* _Data records_

-------

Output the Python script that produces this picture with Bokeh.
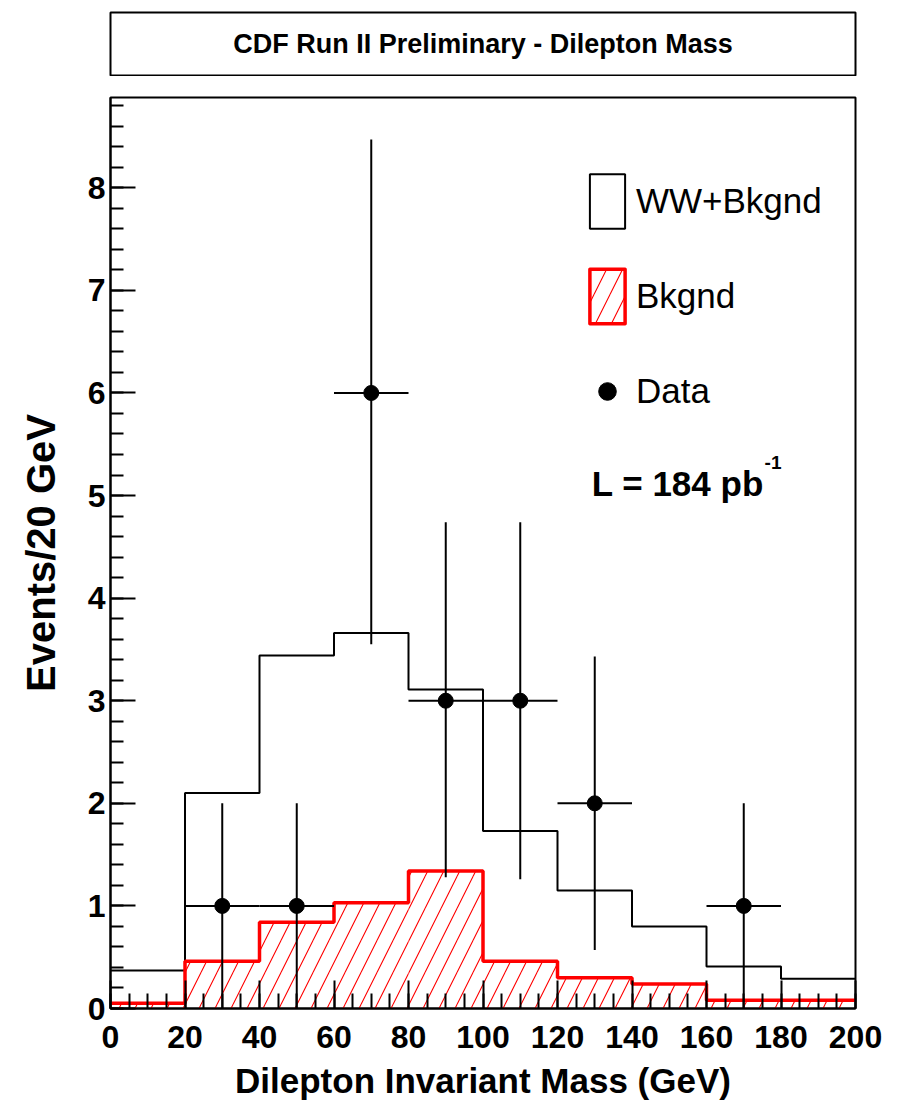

-------

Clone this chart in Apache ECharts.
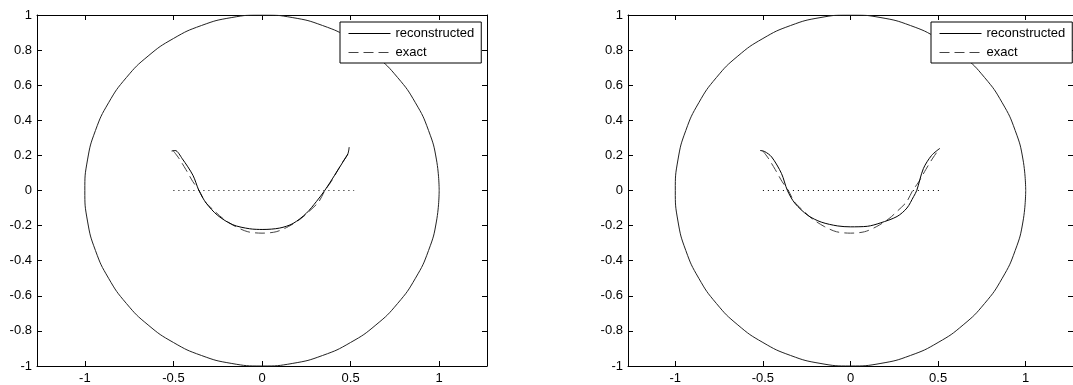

-------

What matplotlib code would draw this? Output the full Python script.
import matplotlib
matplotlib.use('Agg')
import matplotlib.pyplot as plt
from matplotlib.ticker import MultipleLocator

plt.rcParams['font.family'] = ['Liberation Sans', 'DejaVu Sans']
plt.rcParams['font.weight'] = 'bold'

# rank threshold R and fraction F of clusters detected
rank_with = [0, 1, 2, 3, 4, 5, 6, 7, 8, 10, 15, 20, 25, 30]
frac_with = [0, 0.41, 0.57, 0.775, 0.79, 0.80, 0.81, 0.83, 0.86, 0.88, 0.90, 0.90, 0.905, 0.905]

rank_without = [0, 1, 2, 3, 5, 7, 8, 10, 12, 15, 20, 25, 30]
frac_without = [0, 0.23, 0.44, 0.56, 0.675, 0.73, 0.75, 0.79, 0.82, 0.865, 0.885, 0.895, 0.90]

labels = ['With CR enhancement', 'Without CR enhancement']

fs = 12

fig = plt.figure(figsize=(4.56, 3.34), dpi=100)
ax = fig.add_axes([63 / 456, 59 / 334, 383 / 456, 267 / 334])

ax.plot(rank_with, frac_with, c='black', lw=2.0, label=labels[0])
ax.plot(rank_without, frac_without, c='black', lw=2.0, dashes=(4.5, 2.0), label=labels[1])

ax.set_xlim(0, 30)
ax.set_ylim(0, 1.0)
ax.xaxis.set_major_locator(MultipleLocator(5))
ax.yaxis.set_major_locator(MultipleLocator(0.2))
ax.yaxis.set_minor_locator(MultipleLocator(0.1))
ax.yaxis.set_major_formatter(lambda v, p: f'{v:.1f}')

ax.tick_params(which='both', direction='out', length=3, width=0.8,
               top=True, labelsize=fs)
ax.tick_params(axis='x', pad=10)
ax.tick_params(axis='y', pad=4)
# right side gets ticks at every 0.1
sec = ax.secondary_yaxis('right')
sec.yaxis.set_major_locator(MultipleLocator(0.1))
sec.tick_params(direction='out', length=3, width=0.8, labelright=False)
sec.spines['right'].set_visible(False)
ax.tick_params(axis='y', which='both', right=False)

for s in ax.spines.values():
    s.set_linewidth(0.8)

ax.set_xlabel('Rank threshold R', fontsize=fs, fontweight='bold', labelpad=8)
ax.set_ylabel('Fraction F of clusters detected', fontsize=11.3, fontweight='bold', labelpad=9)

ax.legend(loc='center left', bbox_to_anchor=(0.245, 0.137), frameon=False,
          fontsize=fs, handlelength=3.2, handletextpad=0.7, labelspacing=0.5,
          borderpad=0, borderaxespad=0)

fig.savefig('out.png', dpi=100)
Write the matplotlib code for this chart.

-------

* _Work to complete_
Copy each line in the data that holds the word "code".

* _Final result_
What matplotlib code would draw this? Output the full Python script.
Write the matplotlib code for this chart.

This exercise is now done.